• _The problem_
Transcribe everything in the data word for word. Pictures are left out.

=-=-=-=-=

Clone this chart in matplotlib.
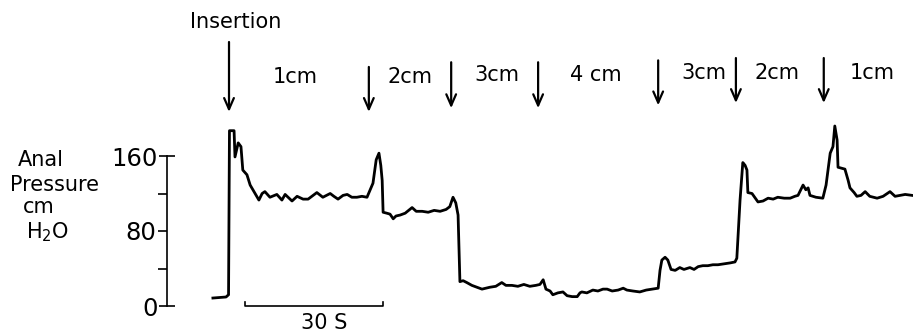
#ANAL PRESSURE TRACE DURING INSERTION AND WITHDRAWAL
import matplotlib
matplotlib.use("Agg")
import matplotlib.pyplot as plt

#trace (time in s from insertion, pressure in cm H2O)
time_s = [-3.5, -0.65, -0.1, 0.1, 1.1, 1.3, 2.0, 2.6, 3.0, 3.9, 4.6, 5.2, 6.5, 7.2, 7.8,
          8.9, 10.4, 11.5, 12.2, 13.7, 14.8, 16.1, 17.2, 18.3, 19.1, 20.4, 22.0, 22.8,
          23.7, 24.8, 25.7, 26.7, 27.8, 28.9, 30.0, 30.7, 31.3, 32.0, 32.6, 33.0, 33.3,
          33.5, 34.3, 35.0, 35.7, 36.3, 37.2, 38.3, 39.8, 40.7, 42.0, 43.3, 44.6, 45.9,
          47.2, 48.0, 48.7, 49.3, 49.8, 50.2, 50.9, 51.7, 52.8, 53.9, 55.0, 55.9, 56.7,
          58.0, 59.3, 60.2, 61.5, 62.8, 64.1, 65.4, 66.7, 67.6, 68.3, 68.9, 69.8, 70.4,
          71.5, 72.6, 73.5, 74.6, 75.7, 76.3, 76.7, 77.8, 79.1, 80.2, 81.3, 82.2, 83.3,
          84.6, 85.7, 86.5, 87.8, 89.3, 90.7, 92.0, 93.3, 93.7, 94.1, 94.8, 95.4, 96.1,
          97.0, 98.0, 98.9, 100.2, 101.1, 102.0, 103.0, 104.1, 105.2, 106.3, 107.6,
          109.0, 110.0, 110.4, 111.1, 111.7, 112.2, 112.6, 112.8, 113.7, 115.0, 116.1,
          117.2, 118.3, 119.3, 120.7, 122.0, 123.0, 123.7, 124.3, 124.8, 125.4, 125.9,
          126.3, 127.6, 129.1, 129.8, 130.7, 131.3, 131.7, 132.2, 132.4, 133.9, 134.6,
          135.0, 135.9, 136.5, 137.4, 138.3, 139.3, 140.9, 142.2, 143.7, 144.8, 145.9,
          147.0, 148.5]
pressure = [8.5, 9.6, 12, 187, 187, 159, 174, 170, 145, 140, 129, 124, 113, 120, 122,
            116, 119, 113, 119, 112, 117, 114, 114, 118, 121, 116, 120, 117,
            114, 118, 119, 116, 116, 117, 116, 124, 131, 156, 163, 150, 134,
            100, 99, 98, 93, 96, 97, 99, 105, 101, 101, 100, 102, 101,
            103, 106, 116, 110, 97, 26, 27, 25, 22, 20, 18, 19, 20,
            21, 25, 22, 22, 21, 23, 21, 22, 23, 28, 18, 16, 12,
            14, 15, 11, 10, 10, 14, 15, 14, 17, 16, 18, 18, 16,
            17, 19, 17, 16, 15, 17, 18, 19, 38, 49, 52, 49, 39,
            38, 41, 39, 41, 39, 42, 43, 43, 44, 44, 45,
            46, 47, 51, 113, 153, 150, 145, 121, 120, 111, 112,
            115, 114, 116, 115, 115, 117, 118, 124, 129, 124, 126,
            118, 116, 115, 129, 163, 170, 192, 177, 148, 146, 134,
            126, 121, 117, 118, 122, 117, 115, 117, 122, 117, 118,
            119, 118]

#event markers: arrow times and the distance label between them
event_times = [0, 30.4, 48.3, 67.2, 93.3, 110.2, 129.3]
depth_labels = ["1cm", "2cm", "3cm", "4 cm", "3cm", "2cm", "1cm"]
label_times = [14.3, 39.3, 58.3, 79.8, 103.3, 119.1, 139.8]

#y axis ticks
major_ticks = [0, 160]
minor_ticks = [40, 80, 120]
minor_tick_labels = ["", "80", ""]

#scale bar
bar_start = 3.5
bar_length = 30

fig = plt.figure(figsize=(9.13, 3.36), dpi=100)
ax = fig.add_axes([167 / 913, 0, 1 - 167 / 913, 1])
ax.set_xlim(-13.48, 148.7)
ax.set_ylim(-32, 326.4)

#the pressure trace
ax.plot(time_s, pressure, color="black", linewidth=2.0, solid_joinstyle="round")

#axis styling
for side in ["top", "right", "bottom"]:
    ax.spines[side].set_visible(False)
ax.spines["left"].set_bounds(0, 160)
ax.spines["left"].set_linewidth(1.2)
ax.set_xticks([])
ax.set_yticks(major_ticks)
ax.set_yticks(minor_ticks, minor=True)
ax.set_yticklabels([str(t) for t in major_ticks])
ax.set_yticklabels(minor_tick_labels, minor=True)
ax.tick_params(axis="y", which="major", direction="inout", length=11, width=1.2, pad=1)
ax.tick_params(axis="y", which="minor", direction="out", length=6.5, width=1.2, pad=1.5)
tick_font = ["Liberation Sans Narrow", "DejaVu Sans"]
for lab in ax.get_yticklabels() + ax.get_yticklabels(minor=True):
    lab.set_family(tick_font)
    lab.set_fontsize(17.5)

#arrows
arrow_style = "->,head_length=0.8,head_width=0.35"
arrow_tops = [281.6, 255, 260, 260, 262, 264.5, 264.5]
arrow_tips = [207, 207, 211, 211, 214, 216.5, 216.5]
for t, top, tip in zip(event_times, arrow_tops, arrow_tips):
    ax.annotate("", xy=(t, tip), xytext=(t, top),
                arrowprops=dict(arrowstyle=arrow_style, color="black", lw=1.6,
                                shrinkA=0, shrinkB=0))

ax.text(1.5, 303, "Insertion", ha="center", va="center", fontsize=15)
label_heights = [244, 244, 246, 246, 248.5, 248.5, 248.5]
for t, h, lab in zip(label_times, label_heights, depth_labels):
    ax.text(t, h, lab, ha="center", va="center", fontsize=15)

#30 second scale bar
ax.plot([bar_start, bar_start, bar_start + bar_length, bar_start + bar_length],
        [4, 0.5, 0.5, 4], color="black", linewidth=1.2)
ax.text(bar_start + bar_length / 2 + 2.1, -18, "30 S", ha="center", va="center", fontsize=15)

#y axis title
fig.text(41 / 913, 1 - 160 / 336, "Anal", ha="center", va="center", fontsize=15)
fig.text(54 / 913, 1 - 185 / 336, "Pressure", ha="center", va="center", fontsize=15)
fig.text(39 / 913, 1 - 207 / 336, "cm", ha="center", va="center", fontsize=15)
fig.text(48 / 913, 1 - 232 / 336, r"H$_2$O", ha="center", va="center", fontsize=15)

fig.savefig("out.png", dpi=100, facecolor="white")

=-=-=-=-=

• _Output below_
Clone this chart in matplotlib.
#ANAL PRESSURE TRACE DURING INSERTION AND WITHDRAWAL
import matplotlib
matplotlib.use("Agg")
import matplotlib.pyplot as plt

#trace (time in s from insertion, pressure in cm H2O)
time_s = [-3.5, -0.65, -0.1, 0.1, 1.1, 1.3, 2.0, 2.6, 3.0, 3.9, 4.6, 5.2, 6.5, 7.2, 7.8,
          8.9, 10.4, 11.5, 12.2, 13.7, 14.8, 16.1, 17.2, 18.3, 19.1, 20.4, 22.0, 22.8,
          23.7, 24.8, 25.7, 26.7, 27.8, 28.9, 30.0, 30.7, 31.3, 32.0, 32.6, 33.0, 33.3,
          33.5, 34.3, 35.0, 35.7, 36.3, 37.2, 38.3, 39.8, 40.7, 42.0, 43.3, 44.6, 45.9,
          47.2, 48.0, 48.7, 49.3, 49.8, 50.2, 50.9, 51.7, 52.8, 53.9, 55.0, 55.9, 56.7,
          58.0, 59.3, 60.2, 61.5, 62.8, 64.1, 65.4, 66.7, 67.6, 68.3, 68.9, 69.8, 70.4,
          71.5, 72.6, 73.5, 74.6, 75.7, 76.3, 76.7, 77.8, 79.1, 80.2, 81.3, 82.2, 83.3,
          84.6, 85.7, 86.5, 87.8, 89.3, 90.7, 92.0, 93.3, 93.7, 94.1, 94.8, 95.4, 96.1,
          97.0, 98.0, 98.9, 100.2, 101.1, 102.0, 103.0, 104.1, 105.2, 106.3, 107.6,
          109.0, 110.0, 110.4, 111.1, 111.7, 112.2, 112.6, 112.8, 113.7, 115.0, 116.1,
          117.2, 118.3, 119.3, 120.7, 122.0, 123.0, 123.7, 124.3, 124.8, 125.4, 125.9,
          126.3, 127.6, 129.1, 129.8, 130.7, 131.3, 131.7, 132.2, 132.4, 133.9, 134.6,
          135.0, 135.9, 136.5, 137.4, 138.3, 139.3, 140.9, 142.2, 143.7, 144.8, 145.9,
          147.0, 148.5]
pressure = [8.5, 9.6, 12, 187, 187, 159, 174, 170, 145, 140, 129, 124, 113, 120, 122,
            116, 119, 113, 119, 112, 117, 114, 114, 118, 121, 116, 120, 117,
            114, 118, 119, 116, 116, 117, 116, 124, 131, 156, 163, 150, 134,
            100, 99, 98, 93, 96, 97, 99, 105, 101, 101, 100, 102, 101,
            103, 106, 116, 110, 97, 26, 27, 25, 22, 20, 18, 19, 20,
            21, 25, 22, 22, 21, 23, 21, 22, 23, 28, 18, 16, 12,
            14, 15, 11, 10, 10, 14, 15, 14, 17, 16, 18, 18, 16,
            17, 19, 17, 16, 15, 17, 18, 19, 38, 49, 52, 49, 39,
            38, 41, 39, 41, 39, 42, 43, 43, 44, 44, 45,
            46, 47, 51, 113, 153, 150, 145, 121, 120, 111, 112,
            115, 114, 116, 115, 115, 117, 118, 124, 129, 124, 126,
            118, 116, 115, 129, 163, 170, 192, 177, 148, 146, 134,
            126, 121, 117, 118, 122, 117, 115, 117, 122, 117, 118,
            119, 118]

#event markers: arrow times and the distance label between them
event_times = [0, 30.4, 48.3, 67.2, 93.3, 110.2, 129.3]
depth_labels = ["1cm", "2cm", "3cm", "4 cm", "3cm", "2cm", "1cm"]
label_times = [14.3, 39.3, 58.3, 79.8, 103.3, 119.1, 139.8]

#y axis ticks
major_ticks = [0, 160]
minor_ticks = [40, 80, 120]
minor_tick_labels = ["", "80", ""]

#scale bar
bar_start = 3.5
bar_length = 30

fig = plt.figure(figsize=(9.13, 3.36), dpi=100)
ax = fig.add_axes([167 / 913, 0, 1 - 167 / 913, 1])
ax.set_xlim(-13.48, 148.7)
ax.set_ylim(-32, 326.4)

#the pressure trace
ax.plot(time_s, pressure, color="black", linewidth=2.0, solid_joinstyle="round")

#axis styling
for side in ["top", "right", "bottom"]:
    ax.spines[side].set_visible(False)
ax.spines["left"].set_bounds(0, 160)
ax.spines["left"].set_linewidth(1.2)
ax.set_xticks([])
ax.set_yticks(major_ticks)
ax.set_yticks(minor_ticks, minor=True)
ax.set_yticklabels([str(t) for t in major_ticks])
ax.set_yticklabels(minor_tick_labels, minor=True)
ax.tick_params(axis="y", which="major", direction="inout", length=11, width=1.2, pad=1)
ax.tick_params(axis="y", which="minor", direction="out", length=6.5, width=1.2, pad=1.5)
tick_font = ["Liberation Sans Narrow", "DejaVu Sans"]
for lab in ax.get_yticklabels() + ax.get_yticklabels(minor=True):
    lab.set_family(tick_font)
    lab.set_fontsize(17.5)

#arrows
arrow_style = "->,head_length=0.8,head_width=0.35"
arrow_tops = [281.6, 255, 260, 260, 262, 264.5, 264.5]
arrow_tips = [207, 207, 211, 211, 214, 216.5, 216.5]
for t, top, tip in zip(event_times, arrow_tops, arrow_tips):
    ax.annotate("", xy=(t, tip), xytext=(t, top),
                arrowprops=dict(arrowstyle=arrow_style, color="black", lw=1.6,
                                shrinkA=0, shrinkB=0))

ax.text(1.5, 303, "Insertion", ha="center", va="center", fontsize=15)
label_heights = [244, 244, 246, 246, 248.5, 248.5, 248.5]
for t, h, lab in zip(label_times, label_heights, depth_labels):
    ax.text(t, h, lab, ha="center", va="center", fontsize=15)

#30 second scale bar
ax.plot([bar_start, bar_start, bar_start + bar_length, bar_start + bar_length],
        [4, 0.5, 0.5, 4], color="black", linewidth=1.2)
ax.text(bar_start + bar_length / 2 + 2.1, -18, "30 S", ha="center", va="center", fontsize=15)

#y axis title
fig.text(41 / 913, 1 - 160 / 336, "Anal", ha="center", va="center", fontsize=15)
fig.text(54 / 913, 1 - 185 / 336, "Pressure", ha="center", va="center", fontsize=15)
fig.text(39 / 913, 1 - 207 / 336, "cm", ha="center", va="center", fontsize=15)
fig.text(48 / 913, 1 - 232 / 336, r"H$_2$O", ha="center", va="center", fontsize=15)

fig.savefig("out.png", dpi=100, facecolor="white")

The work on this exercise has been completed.